Menyelamatkan diri dari apa?
Yaaa dari kalian. Manusia-manusia biasa yang sebenarnya tidak menggigit, namun dengan bodohnya aku takuti.
Karena tidak bisa membuat alasan lain lagi (atau karena memang aku coba menantang diriku sendiri untuk tidak lagi memanjakan ego serta membiarkan diri ini lebih berani menjalani hidup), aku bersedia untuk hadir pada hari dan tanggal yang telah ditetapkan.
Dua kali mereka mengundangku hadir dalam Technical Meeting, dan dua kali pula aku menolak karena alasan kesibukan. Iya, aku punya kesibukan, tapi seandainya aku MAU hadir, sebenarnya aku bisa saja memprioritaskan acara di SMA. Namun, aku bahkan tidak bisa membayangkan bagaimana rasanya sekali saja hadir kembali di sekolah, apalagi kembali berkali-kali ke sekolah. “Aku tidak akan hadir ke sekolah kecuali tanggal 11 Oktober 2009!”, umpatku. Aku butuh waktu mempersiapkan diri untuk kembali hadir di sana, mungkin 11 Oktober adalah saatnya.

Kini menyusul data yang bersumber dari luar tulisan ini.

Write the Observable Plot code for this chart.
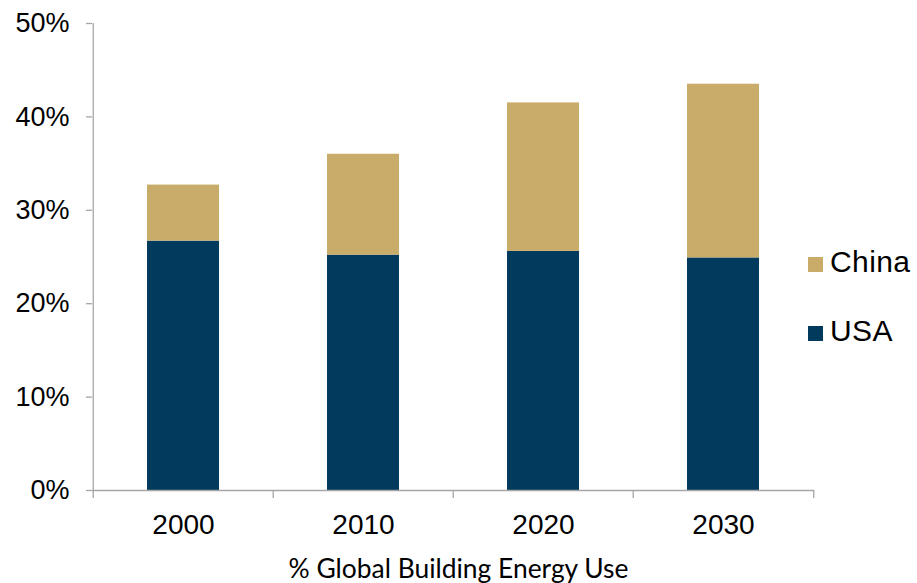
<!DOCTYPE html>
<html>
<head>
<meta charset="utf-8">
<script src="https://cdn.jsdelivr.net/npm/d3@7"></script>
<script src="https://cdn.jsdelivr.net/npm/@observablehq/plot@0.6"></script>
<style>
  html, body { margin: 0; padding: 0; background: #fff; }
  #wrap { position: relative; width: 917px; height: 583px; overflow: hidden; }
  #caption { margin-top: 8px; width: 917px; text-align: center; font-family: Lato, "Open Sans", sans-serif; font-size: 26.4px; line-height: 30px; color: #000; }
  .lg-sw { position: absolute; width: 15px; height: 15px; }
  .lg-tx { position: absolute; font-family: "Liberation Sans", Arial, sans-serif; font-size: 30px; line-height: 30px; letter-spacing: 0.4px; color: #000; white-space: nowrap; }
</style>
</head>
<body>
<div id="wrap"></div>
<script>
// ---- data ----
const years = ["2000", "2010", "2020", "2030"];
const usa = [26.7, 25.2, 25.6, 24.9];
const china = [6.0, 10.8, 15.9, 18.6];
const series = ["USA", "China"];
const seriesColors = ["#003A5C", "#C9AC6A"];
const yTicks = [0, 10, 20, 30, 40, 50];
const captionText = "% Global Building Energy Use";

// ---- layout ----
const W = 917, H = 545;
const mL = 92, mR = 103, mT = 23, mB = 55;
const padInner = 0.6, padOuter = 0.3;
const step = (W - mL - mR) / (years.length - padInner + 2 * padOuter);
const axisColor = "#a6a6a6";

const values = {USA: usa, China: china};
const data = years.flatMap((yr, i) => series.map(s => ({year: yr, series: s, value: values[s][i]})));

const chart = Plot.plot({
  width: W, height: H,
  marginLeft: mL, marginRight: mR, marginTop: mT, marginBottom: mB,
  style: {fontFamily: "'Liberation Sans', Arial, sans-serif", fontSize: "27px", color: "#000", background: "#fff", overflow: "visible"},
  x: {domain: years, paddingInner: padInner, paddingOuter: padOuter, label: null},
  y: {domain: [0, 50], label: null},
  color: {domain: series, range: seriesColors},
  marks: [
    Plot.barY(data, {x: "year", y: "value", fill: "series"}),
    // y axis line
    Plot.ruleX([years[0]], {x: d => d, y1: yTicks[0], y2: yTicks[yTicks.length - 1], dx: -step / 2, stroke: axisColor, strokeWidth: 1.3}),
    // x axis line
    Plot.ruleY([0], {stroke: axisColor, strokeWidth: 1.3}),
    // x boundary ticks
    Plot.ruleX(years, {x: d => d, y1: 0, y2: 0, insetBottom: -8, dx: -step / 2, stroke: axisColor, strokeWidth: 1.3}),
    Plot.ruleX([years[years.length - 1]], {x: d => d, y1: 0, y2: 0, insetBottom: -8, dx: step / 2, stroke: axisColor, strokeWidth: 1.3}),
    Plot.axisY({ticks: yTicks, tickFormat: d => d + "%", tickSize: 6, tickPadding: 17, stroke: axisColor, strokeWidth: 1.3, fill: "#000", fontSize: 27}),
    Plot.axisX({tickSize: 0, tickPadding: 24, fill: "#000", fontSize: 28})
  ]
});

const wrap = document.getElementById("wrap");
wrap.appendChild(chart);

// legend (top to bottom: China, USA)
const legendOrder = [...series].reverse();
const legendBaselines = [272.5, 341];
legendOrder.forEach((s, k) => {
  const col = seriesColors[series.indexOf(s)];
  const sw = document.createElement("div");
  sw.className = "lg-sw";
  sw.style.left = "808px";
  sw.style.top = (legendBaselines[k] - 15.5) + "px";
  sw.style.background = col;
  wrap.appendChild(sw);
  const tx = document.createElement("div");
  tx.className = "lg-tx";
  tx.style.left = "830px";
  tx.style.top = (legendBaselines[k] - 25.4) + "px";
  tx.textContent = s;
  wrap.appendChild(tx);
});

const cap = document.createElement("div");
cap.id = "caption";
cap.textContent = captionText;
wrap.appendChild(cap);
</script>
</body>
</html>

Dua hari sebelum acara tersebut, keringat dinginku mengucur membayangkan harus hadir di Minggu pagi. Status-status facebook-ku tidak jauh dari kata-kata:
“mulai keluar lagi sindrom anehku :(“ (October 9 at 10:52pm)
”tuhanku, jauhkan sindrom anehku terutama untuk esok pagi. Be brave, nis. Face the people. They wont bite!!!’ (Sat at 9:54pm )
“please dont run again, nis….” (Sat at 10:07pm)
Seolah-olah hari itu akan menjadi hari terberat dalam hidupku, malamnya pun aku gak bisa tidur nyenyak dan dihantui ketakutan-ketakutan tak beralasan lainnya.
Alhamdulillah, dengan semangat yang lebih bak, aku berangkat ke sekolah itu.
Di akhir acara, rasanya aku tidak ingin pulang. Senang rasanya bertemu teman-teman lama, adik kelas yang begitu bersemangat mengadakan lomba, dan menemui sisi-sisi ruang yang penuh cerita. Rasanya belum lama aku pernah ada di sini dan menjadi bagian nyata dari sekolah ini. Aku merasa sangat bersyukur karena telah mampu mengalahkan diriku sendiri kali ini. Mengalahkan ketakutan itu.
Aku menang! Sindrom ini kali ini kalah, semoga aku selalu punya kekuatan untuk tidak terus menerus berlari dalam ketakutan yang tak logis dan tak terjelaskan ini.
Reuni masih menjadi ketakutan terbesarku… Lihat saja bagaimana hasilnya nanti… Apakah aku akan terus berlari atau memberanikan diri hadir.
Sekarang kalian tahu pengakuanku….
Bila aku kembali berkata ‘tidak’ atau memberi beribu alasan untuk tidak hadir, kalian sudah tahu bahwa aku sedang ‘berlari’.